Task directions -
In the entries below, count every line containing "Python". Return the number and nothing else.

--------

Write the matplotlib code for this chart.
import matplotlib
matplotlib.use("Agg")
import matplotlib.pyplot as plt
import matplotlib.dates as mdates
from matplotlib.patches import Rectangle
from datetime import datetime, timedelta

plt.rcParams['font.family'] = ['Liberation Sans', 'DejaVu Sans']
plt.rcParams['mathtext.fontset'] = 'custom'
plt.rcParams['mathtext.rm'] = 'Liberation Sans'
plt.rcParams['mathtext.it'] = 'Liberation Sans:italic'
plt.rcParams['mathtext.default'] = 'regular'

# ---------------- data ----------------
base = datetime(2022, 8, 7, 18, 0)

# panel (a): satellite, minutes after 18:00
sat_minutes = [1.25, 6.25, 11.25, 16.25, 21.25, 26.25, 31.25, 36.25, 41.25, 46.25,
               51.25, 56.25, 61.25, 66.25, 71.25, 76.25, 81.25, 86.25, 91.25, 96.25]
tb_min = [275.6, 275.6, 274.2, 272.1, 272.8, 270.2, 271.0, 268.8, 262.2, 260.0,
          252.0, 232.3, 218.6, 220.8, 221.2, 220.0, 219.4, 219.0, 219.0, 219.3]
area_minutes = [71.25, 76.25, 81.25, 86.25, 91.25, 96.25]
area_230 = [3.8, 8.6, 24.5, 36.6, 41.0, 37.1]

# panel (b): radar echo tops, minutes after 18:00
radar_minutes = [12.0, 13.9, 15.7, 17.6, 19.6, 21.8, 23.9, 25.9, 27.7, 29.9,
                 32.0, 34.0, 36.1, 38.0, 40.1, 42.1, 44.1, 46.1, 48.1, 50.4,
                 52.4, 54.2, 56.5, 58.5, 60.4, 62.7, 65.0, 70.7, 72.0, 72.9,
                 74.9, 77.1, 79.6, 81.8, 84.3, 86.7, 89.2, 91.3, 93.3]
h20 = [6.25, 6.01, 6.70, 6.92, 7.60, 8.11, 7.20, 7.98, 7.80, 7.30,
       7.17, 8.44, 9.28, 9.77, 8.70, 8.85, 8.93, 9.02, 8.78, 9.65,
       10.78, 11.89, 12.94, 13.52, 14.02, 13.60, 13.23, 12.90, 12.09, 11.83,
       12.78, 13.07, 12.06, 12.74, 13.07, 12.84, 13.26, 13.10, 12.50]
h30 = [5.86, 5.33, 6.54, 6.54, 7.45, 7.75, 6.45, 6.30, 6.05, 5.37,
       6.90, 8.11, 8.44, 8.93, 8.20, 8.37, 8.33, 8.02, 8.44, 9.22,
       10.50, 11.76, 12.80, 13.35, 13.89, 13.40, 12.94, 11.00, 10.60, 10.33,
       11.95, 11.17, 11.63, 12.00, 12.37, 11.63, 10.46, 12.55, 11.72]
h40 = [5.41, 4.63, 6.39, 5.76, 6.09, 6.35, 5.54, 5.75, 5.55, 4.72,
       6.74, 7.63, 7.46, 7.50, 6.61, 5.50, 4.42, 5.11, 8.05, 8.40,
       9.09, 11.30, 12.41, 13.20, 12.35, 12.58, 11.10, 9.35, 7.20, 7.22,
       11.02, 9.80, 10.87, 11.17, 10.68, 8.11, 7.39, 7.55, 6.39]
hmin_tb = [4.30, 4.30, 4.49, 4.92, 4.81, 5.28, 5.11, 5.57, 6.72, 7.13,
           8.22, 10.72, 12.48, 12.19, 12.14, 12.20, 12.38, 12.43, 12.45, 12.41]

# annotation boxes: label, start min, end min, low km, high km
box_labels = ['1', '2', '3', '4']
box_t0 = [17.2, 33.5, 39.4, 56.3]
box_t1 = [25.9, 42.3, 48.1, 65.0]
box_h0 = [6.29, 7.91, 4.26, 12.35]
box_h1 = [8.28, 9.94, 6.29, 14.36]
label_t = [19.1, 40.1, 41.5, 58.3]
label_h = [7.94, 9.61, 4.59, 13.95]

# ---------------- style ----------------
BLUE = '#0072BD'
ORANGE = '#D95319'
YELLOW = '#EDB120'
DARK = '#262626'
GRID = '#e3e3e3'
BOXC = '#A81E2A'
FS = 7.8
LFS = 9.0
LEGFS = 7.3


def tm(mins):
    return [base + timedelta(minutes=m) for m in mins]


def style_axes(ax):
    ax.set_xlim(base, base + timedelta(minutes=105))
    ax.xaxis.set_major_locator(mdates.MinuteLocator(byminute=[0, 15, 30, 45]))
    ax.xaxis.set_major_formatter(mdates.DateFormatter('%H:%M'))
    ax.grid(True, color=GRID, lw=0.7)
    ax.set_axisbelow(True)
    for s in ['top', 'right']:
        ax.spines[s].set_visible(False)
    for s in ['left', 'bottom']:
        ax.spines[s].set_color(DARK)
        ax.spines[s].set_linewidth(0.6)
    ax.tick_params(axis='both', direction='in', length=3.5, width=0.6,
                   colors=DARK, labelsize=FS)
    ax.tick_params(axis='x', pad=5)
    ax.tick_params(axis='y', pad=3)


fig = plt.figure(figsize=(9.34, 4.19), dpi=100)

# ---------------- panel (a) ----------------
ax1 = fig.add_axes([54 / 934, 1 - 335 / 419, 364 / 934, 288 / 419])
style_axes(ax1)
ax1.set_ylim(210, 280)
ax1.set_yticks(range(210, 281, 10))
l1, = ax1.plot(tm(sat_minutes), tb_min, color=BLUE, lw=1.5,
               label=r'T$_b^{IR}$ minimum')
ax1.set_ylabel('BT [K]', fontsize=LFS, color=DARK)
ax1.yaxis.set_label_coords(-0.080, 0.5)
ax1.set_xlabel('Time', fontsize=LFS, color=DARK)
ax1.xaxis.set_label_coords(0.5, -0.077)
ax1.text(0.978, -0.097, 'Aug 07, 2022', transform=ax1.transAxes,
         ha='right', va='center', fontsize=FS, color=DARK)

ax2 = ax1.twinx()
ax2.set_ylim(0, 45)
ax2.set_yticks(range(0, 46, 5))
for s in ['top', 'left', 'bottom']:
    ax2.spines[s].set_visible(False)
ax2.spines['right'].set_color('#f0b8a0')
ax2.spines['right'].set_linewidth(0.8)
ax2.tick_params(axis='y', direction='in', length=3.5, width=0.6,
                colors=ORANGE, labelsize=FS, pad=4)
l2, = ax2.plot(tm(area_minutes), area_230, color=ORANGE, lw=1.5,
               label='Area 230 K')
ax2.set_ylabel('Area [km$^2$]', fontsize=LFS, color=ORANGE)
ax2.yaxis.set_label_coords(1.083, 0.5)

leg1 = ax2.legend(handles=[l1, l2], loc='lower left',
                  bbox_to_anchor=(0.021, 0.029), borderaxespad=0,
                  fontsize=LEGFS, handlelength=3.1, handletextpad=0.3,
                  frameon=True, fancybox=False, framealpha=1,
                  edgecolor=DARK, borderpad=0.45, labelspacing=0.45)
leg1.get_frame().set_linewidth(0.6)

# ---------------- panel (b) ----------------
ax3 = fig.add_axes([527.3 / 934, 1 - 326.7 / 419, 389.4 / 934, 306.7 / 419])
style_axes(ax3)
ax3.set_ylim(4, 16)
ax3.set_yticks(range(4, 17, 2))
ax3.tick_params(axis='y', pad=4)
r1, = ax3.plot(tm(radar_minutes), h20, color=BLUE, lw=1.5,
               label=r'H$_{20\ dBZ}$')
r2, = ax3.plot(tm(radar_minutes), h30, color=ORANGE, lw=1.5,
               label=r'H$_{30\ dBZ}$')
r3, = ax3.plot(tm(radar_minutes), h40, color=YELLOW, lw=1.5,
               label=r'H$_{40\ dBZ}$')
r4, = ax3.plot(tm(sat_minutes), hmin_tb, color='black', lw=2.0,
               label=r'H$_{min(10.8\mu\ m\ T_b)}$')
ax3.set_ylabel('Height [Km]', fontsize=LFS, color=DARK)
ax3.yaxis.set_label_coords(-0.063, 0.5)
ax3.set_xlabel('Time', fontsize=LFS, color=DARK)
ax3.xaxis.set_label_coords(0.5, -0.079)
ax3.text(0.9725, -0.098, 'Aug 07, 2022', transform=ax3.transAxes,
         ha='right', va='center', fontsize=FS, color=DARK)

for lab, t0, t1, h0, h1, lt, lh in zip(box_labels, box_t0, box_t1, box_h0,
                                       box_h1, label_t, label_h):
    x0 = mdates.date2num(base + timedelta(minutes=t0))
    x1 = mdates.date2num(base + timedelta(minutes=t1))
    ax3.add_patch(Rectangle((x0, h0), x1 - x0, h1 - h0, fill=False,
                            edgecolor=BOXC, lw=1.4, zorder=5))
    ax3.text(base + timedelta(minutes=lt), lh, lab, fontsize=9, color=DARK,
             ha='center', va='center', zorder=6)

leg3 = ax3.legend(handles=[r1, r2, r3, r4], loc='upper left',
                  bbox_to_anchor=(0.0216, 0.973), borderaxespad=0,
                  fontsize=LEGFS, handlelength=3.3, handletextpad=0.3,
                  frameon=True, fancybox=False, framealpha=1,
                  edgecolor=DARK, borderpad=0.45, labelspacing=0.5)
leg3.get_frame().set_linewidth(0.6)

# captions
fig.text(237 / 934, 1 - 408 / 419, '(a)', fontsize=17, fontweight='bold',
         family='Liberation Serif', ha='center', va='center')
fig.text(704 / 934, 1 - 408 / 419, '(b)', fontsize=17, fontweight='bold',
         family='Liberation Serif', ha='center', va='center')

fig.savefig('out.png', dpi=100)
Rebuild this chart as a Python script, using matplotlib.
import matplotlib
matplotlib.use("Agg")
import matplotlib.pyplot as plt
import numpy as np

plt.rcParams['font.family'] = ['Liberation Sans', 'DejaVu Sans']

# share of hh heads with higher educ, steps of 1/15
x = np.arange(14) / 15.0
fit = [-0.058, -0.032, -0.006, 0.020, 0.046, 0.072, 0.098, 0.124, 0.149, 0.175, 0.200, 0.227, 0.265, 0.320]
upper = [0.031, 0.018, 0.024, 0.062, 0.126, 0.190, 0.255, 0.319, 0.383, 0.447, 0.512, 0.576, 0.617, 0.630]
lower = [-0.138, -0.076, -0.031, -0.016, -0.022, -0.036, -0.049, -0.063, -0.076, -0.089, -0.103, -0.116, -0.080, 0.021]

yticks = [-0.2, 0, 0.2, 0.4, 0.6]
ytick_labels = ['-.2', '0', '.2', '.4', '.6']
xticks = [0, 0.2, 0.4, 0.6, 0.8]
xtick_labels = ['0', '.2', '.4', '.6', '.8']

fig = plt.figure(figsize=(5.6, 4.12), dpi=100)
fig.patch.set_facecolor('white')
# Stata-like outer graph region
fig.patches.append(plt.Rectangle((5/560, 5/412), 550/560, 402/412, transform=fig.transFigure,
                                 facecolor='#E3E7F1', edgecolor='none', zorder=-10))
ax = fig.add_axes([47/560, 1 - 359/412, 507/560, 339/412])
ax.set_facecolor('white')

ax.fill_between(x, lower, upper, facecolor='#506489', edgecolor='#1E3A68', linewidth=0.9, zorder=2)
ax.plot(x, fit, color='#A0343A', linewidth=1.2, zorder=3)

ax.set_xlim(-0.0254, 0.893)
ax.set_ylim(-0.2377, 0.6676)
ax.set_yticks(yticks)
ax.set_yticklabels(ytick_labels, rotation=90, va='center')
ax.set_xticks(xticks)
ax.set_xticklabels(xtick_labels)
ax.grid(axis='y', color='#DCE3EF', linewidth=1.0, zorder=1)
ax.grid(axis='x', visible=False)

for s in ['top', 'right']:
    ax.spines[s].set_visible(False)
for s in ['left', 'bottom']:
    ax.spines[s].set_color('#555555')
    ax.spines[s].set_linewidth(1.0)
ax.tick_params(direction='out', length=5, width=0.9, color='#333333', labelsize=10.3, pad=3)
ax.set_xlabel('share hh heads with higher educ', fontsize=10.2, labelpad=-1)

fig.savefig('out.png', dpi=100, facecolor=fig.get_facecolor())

--------

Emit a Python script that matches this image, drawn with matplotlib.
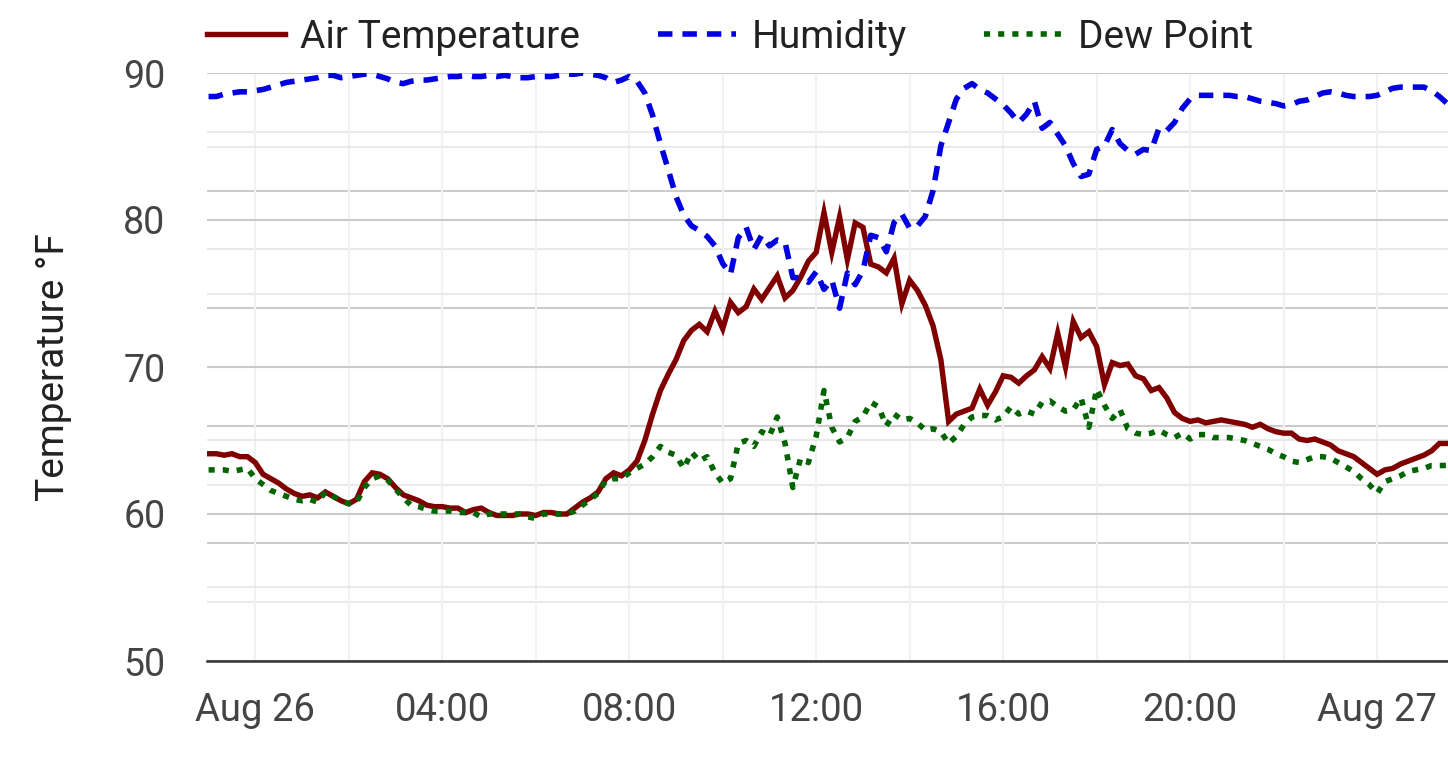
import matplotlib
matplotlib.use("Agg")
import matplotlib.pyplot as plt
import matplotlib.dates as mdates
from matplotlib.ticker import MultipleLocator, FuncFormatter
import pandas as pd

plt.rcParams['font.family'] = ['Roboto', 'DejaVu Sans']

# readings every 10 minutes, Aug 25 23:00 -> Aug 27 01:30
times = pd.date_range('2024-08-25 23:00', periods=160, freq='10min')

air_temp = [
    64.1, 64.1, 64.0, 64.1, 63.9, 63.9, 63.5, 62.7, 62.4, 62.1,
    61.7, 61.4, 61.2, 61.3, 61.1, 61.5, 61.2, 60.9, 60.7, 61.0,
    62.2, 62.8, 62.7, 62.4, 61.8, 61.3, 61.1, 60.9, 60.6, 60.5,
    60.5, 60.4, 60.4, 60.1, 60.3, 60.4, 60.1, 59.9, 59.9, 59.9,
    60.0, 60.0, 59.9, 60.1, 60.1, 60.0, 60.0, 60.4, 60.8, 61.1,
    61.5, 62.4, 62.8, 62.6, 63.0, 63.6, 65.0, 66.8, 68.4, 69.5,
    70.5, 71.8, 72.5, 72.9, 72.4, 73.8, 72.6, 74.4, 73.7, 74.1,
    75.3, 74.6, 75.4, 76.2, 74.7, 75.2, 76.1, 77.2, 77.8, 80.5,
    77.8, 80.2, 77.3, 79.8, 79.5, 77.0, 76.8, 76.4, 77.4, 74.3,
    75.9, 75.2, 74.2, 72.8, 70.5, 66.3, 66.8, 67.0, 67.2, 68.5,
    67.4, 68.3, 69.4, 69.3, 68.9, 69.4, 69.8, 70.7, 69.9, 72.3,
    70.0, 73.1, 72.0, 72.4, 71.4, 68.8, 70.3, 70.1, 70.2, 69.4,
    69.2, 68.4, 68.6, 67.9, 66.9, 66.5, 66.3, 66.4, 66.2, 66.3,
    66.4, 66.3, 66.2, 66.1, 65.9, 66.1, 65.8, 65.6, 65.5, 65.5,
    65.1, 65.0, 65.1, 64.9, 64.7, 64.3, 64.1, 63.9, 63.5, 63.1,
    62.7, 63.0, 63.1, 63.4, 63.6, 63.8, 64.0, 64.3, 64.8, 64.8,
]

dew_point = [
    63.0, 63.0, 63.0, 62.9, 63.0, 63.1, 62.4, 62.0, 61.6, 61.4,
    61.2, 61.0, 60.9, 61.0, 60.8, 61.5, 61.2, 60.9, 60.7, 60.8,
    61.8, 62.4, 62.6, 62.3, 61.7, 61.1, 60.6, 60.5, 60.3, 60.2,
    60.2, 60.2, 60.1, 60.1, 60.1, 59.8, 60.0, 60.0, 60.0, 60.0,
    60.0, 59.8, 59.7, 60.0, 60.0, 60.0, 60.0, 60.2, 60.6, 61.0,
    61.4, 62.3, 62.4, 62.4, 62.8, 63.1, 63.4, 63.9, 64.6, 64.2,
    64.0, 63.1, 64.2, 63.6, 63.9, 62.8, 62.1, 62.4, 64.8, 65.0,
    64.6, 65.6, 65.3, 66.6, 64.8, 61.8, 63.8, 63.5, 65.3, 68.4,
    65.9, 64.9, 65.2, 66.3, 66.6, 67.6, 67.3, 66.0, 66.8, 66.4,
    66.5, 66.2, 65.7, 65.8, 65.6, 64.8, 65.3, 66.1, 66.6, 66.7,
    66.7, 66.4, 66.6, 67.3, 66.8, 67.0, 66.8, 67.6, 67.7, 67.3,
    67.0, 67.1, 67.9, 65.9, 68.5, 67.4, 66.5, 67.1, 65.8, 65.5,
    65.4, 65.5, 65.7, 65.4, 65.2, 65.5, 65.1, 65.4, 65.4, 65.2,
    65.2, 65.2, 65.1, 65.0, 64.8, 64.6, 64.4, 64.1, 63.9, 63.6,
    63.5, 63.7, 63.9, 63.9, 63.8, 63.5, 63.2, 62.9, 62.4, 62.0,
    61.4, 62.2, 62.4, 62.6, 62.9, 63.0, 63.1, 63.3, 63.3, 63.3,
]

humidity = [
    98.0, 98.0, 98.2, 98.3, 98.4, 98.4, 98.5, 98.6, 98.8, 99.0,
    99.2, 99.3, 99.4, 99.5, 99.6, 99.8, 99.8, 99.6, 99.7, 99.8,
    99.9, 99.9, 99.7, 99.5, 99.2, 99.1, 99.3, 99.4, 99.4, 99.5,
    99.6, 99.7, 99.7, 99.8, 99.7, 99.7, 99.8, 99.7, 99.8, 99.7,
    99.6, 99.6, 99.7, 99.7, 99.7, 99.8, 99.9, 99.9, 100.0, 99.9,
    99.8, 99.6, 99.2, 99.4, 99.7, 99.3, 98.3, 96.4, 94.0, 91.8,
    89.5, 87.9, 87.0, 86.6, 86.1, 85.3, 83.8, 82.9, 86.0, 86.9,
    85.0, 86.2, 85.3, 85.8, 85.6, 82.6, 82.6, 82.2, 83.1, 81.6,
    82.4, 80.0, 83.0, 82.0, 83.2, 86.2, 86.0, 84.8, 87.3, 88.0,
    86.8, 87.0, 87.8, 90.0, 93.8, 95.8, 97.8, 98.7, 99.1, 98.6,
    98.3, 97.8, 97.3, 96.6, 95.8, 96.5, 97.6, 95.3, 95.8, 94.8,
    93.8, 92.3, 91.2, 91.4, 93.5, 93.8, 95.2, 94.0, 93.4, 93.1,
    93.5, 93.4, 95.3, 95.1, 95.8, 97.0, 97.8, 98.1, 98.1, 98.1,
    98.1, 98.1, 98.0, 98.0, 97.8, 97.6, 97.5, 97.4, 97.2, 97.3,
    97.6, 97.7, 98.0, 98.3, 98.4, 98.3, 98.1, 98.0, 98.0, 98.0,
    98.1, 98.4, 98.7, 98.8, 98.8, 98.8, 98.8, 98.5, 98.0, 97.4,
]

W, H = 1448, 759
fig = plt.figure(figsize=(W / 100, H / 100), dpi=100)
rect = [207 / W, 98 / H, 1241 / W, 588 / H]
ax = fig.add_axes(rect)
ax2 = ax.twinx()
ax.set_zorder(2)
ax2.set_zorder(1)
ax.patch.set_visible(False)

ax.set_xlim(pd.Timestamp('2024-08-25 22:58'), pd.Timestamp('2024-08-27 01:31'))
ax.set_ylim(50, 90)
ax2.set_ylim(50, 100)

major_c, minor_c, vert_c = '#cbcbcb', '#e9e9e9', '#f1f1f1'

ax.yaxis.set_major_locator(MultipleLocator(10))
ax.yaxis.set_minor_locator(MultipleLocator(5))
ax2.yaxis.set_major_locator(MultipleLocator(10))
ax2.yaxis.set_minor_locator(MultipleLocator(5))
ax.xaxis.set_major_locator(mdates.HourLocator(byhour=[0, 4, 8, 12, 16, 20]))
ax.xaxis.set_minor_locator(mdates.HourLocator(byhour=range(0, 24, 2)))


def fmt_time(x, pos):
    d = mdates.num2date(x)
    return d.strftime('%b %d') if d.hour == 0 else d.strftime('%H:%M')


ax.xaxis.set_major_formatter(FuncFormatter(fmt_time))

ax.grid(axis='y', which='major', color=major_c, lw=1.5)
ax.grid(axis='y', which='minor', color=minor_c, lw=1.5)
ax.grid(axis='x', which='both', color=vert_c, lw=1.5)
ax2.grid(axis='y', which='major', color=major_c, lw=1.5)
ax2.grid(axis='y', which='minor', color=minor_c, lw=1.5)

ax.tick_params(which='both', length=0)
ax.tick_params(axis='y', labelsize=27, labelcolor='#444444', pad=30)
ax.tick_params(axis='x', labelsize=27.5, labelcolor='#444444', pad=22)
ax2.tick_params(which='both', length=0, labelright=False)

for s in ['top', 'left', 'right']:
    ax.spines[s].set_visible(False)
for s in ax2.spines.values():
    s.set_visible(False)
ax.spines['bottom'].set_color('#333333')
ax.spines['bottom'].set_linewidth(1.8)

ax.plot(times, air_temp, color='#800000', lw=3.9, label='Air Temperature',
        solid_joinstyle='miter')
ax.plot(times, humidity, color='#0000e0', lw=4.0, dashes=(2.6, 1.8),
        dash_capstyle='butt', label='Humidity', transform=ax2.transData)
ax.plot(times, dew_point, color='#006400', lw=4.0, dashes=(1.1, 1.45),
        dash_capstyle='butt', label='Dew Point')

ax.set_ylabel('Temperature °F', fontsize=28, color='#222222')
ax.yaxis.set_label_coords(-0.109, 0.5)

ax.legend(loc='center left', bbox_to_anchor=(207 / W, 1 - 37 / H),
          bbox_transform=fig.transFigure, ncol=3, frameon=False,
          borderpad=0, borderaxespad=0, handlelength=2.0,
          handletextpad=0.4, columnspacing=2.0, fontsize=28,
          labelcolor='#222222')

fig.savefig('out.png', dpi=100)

--------

Exercise result -
2